──────── DATA SUPPLIED ────────

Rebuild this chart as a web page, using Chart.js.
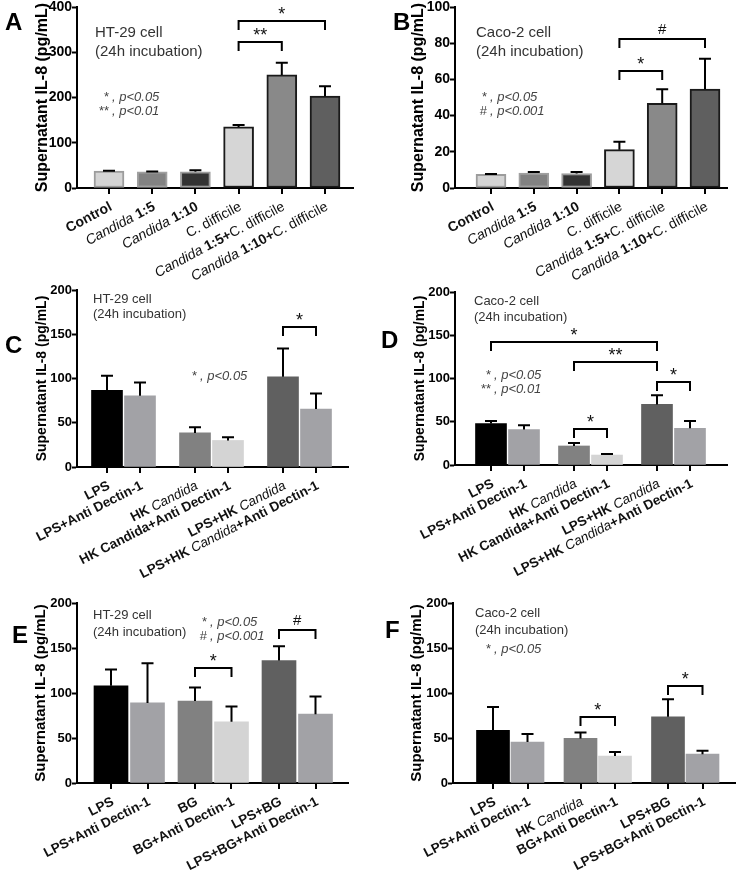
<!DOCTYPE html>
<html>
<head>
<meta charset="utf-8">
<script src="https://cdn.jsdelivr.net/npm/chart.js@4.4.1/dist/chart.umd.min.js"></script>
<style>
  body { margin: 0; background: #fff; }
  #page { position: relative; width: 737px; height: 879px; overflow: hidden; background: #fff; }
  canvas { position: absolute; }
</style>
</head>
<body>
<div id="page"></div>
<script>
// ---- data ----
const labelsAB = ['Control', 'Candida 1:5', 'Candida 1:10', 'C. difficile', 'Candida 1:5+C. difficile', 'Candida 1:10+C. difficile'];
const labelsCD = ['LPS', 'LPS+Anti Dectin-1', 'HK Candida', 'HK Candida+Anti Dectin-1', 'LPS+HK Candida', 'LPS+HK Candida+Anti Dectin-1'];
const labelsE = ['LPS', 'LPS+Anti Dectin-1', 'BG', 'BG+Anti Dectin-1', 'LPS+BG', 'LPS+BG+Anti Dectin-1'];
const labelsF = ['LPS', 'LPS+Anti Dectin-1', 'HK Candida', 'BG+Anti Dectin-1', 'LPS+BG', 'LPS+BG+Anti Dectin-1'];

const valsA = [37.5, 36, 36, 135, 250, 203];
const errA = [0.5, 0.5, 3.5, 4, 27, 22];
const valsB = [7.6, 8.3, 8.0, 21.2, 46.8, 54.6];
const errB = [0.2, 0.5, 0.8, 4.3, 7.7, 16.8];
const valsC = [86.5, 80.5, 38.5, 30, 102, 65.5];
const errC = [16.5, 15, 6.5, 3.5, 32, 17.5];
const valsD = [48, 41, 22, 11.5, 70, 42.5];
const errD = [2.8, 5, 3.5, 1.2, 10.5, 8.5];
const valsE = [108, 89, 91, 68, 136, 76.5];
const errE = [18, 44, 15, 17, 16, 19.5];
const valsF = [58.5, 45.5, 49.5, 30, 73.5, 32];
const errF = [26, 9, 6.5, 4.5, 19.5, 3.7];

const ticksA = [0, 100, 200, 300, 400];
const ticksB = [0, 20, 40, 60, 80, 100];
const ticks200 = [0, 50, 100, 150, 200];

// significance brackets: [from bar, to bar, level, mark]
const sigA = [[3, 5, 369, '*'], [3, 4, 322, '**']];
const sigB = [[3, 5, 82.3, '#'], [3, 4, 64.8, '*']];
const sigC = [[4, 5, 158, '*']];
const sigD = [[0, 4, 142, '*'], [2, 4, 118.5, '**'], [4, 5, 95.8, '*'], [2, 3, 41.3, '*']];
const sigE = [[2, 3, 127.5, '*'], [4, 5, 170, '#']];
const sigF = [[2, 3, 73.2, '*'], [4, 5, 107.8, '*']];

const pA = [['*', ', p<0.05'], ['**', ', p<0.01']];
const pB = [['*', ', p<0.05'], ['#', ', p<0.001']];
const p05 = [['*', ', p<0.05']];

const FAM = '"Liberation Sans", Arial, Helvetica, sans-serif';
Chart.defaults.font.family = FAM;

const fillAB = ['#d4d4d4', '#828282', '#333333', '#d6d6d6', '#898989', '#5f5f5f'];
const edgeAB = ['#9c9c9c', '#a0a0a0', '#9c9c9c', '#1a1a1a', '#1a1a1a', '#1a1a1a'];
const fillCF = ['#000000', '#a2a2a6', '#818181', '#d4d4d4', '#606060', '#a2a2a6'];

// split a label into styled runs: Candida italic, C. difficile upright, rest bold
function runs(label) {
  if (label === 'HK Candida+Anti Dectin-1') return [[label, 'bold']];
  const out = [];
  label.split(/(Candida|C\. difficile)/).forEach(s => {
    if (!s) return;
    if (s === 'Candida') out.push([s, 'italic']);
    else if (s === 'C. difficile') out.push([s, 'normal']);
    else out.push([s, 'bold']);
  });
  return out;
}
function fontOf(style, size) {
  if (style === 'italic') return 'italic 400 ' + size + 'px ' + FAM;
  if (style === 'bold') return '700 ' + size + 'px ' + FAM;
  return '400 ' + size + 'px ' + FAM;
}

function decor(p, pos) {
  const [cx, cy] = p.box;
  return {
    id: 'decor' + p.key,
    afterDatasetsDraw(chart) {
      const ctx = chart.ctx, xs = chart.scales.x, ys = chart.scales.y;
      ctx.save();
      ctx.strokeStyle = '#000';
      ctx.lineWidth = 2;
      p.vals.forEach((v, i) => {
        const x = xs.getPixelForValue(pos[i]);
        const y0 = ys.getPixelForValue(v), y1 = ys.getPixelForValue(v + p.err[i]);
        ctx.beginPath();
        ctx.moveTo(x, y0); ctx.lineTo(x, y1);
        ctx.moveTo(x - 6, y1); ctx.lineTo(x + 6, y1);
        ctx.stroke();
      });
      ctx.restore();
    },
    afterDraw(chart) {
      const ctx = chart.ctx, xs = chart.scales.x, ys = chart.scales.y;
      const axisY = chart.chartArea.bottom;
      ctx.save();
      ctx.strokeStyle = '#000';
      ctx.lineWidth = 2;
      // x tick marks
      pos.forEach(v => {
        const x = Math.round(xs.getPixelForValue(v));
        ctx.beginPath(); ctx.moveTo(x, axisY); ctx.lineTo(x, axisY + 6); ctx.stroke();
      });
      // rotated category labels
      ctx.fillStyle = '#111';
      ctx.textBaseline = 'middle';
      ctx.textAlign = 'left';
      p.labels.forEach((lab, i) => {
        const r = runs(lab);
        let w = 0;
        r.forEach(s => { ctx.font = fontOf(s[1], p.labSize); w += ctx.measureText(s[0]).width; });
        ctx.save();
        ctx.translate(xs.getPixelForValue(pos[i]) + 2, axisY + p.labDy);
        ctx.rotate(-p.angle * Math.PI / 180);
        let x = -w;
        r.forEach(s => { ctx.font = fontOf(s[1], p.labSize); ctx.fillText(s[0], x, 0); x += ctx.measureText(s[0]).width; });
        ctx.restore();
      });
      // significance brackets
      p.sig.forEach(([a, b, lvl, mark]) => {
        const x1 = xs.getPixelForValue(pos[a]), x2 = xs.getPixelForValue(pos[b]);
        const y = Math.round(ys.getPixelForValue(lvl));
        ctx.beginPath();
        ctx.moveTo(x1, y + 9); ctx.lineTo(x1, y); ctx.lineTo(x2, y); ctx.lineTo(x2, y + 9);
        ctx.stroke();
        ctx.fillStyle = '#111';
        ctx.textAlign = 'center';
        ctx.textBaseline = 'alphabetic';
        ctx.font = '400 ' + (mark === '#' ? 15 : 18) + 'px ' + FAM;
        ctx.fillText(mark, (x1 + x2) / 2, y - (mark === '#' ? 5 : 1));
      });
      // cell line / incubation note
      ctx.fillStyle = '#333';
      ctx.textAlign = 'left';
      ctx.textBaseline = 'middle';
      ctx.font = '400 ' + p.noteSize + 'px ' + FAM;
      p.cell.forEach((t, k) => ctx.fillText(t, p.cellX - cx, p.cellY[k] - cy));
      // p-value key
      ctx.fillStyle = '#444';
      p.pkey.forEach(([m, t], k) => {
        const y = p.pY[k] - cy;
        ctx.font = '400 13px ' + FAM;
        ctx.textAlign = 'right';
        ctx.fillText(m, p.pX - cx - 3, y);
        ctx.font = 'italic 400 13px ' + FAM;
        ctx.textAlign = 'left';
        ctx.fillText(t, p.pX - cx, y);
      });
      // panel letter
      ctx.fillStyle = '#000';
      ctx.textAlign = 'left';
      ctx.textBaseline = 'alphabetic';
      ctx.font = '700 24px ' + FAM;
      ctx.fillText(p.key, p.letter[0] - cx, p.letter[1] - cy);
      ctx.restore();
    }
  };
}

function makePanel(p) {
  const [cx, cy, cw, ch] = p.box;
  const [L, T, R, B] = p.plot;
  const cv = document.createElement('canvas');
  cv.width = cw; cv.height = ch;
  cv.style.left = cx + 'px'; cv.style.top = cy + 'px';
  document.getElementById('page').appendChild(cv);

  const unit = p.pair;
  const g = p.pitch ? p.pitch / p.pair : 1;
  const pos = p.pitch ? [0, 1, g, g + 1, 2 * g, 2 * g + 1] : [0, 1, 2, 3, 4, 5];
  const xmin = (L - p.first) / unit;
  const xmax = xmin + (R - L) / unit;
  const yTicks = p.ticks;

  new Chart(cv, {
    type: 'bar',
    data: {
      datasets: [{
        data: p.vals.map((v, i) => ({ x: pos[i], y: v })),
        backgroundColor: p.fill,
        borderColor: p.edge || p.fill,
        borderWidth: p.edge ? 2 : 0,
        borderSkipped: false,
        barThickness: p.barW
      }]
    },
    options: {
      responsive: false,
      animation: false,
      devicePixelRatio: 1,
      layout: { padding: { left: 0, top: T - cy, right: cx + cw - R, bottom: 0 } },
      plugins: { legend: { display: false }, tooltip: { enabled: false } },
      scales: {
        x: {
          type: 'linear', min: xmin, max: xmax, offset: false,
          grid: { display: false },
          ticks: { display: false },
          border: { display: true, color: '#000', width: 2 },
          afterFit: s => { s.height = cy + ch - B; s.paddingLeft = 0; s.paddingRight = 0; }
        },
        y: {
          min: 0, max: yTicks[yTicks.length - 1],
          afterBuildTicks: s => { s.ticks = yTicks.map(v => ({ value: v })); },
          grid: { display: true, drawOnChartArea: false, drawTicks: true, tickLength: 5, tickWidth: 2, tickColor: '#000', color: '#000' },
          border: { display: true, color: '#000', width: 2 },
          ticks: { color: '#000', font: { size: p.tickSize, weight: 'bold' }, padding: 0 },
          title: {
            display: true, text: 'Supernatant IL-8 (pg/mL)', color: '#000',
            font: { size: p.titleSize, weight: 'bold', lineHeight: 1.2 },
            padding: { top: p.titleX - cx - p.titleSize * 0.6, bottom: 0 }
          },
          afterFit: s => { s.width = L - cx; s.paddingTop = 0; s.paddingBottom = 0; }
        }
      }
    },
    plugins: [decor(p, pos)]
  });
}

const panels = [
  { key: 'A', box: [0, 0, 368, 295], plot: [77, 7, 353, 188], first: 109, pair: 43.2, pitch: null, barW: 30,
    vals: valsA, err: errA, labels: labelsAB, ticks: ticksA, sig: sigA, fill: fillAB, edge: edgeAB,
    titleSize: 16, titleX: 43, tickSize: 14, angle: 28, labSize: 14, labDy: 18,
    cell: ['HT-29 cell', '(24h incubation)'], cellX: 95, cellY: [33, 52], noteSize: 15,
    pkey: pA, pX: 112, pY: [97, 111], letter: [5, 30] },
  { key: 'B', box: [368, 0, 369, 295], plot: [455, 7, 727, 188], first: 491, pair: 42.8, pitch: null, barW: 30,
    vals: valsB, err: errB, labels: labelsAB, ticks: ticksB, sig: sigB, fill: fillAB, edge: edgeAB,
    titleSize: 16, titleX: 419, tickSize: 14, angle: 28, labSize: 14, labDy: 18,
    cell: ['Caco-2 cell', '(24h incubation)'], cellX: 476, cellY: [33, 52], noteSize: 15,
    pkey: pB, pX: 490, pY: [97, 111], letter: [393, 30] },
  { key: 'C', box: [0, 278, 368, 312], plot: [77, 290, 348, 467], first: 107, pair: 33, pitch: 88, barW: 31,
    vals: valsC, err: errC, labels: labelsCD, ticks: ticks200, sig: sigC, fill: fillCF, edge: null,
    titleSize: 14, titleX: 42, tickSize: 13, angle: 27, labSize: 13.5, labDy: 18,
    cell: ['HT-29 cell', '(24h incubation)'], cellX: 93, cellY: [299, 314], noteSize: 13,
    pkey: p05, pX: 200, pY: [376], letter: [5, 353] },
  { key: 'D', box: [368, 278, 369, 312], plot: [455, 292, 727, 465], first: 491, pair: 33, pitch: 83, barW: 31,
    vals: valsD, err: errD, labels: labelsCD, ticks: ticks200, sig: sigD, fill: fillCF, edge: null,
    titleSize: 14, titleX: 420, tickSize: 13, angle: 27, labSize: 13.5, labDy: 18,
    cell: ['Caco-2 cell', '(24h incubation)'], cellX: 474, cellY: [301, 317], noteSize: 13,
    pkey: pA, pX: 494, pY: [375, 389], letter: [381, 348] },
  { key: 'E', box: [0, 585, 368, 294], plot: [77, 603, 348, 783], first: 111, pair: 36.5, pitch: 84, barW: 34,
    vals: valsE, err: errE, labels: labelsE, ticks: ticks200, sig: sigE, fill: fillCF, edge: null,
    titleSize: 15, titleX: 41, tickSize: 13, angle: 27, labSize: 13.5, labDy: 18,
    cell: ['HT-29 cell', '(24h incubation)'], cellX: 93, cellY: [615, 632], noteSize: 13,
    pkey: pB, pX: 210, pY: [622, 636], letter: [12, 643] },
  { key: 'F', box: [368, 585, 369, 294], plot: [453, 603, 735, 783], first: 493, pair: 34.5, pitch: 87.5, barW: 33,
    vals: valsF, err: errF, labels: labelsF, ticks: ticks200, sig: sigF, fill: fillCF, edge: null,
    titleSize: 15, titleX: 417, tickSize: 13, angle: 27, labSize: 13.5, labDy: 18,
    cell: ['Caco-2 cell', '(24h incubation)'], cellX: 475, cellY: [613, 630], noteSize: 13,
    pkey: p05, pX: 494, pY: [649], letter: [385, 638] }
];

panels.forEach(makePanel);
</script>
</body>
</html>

────────
──────── DATA SUPPLIED ────────

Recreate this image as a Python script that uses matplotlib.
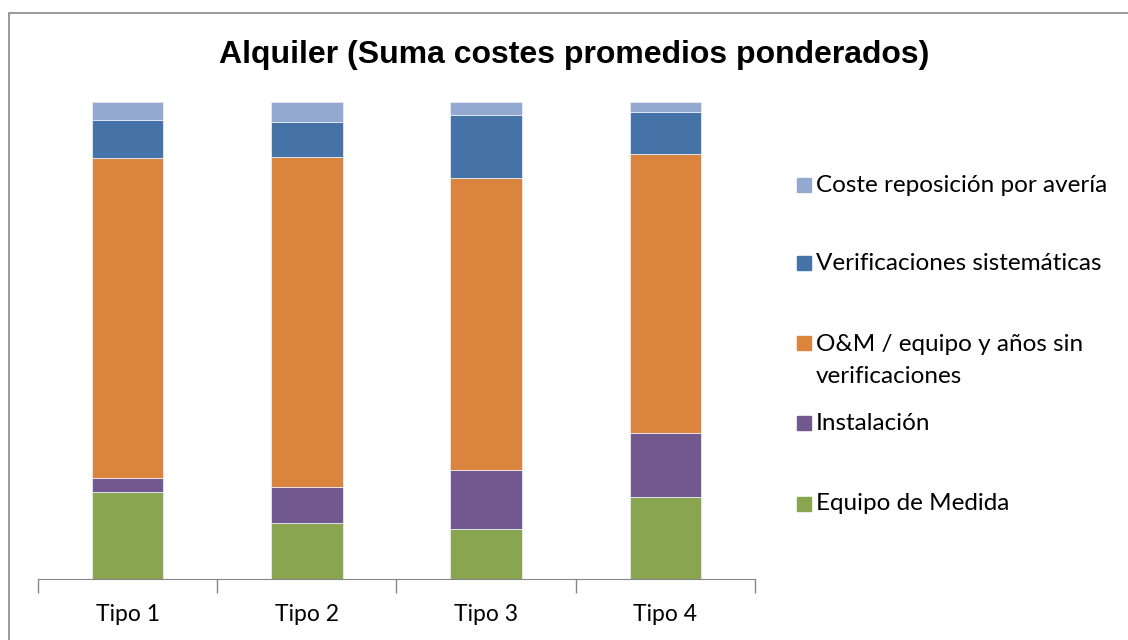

────────
──────── DATA SUPPLIED ────────

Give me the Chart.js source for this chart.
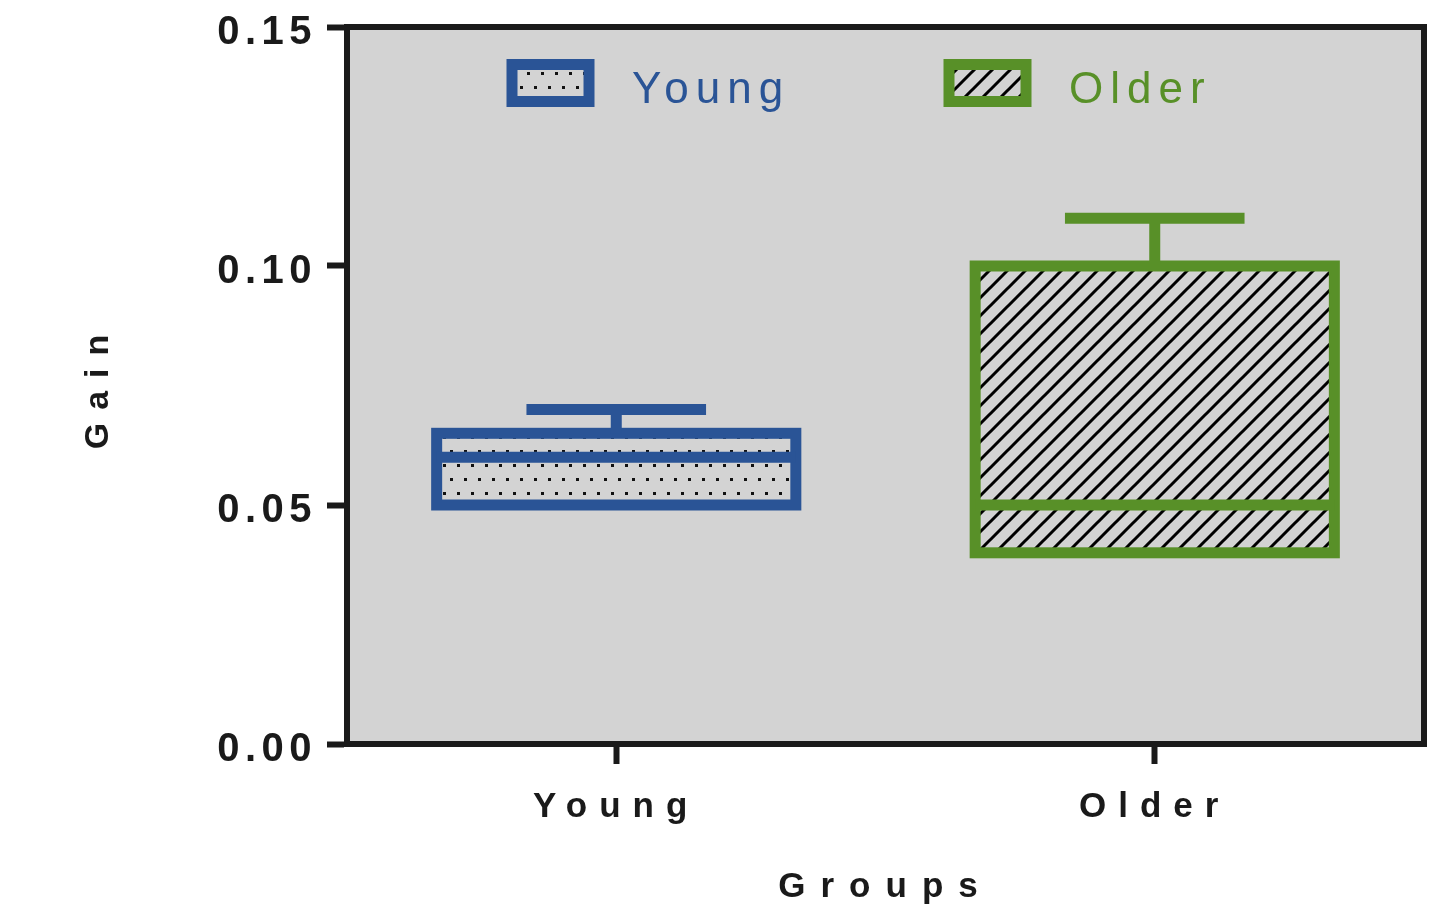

────────

◆ TO BE DONE
Quote the lines above exactly, starting with the one that has "Rebuild this chart" and ending with the one that has "const labelsF = ['LPS', 'LPS+Anti"; drop the pictures and include nothing else.

◆ TASK SOLUTION
Rebuild this chart as a web page, using Chart.js.
<!DOCTYPE html>
<html>
<head>
<meta charset="utf-8">
<script src="https://cdn.jsdelivr.net/npm/chart.js@4.4.1/dist/chart.umd.min.js"></script>
<style>
  body { margin: 0; background: #fff; }
  #page { position: relative; width: 737px; height: 879px; overflow: hidden; background: #fff; }
  canvas { position: absolute; }
</style>
</head>
<body>
<div id="page"></div>
<script>
// ---- data ----
const labelsAB = ['Control', 'Candida 1:5', 'Candida 1:10', 'C. difficile', 'Candida 1:5+C. difficile', 'Candida 1:10+C. difficile'];
const labelsCD = ['LPS', 'LPS+Anti Dectin-1', 'HK Candida', 'HK Candida+Anti Dectin-1', 'LPS+HK Candida', 'LPS+HK Candida+Anti Dectin-1'];
const labelsE = ['LPS', 'LPS+Anti Dectin-1', 'BG', 'BG+Anti Dectin-1', 'LPS+BG', 'LPS+BG+Anti Dectin-1'];
const labelsF = ['LPS', 'LPS+Anti Dectin-1', 'HK Candida', 'BG+Anti Dectin-1', 'LPS+BG', 'LPS+BG+Anti Dectin-1'];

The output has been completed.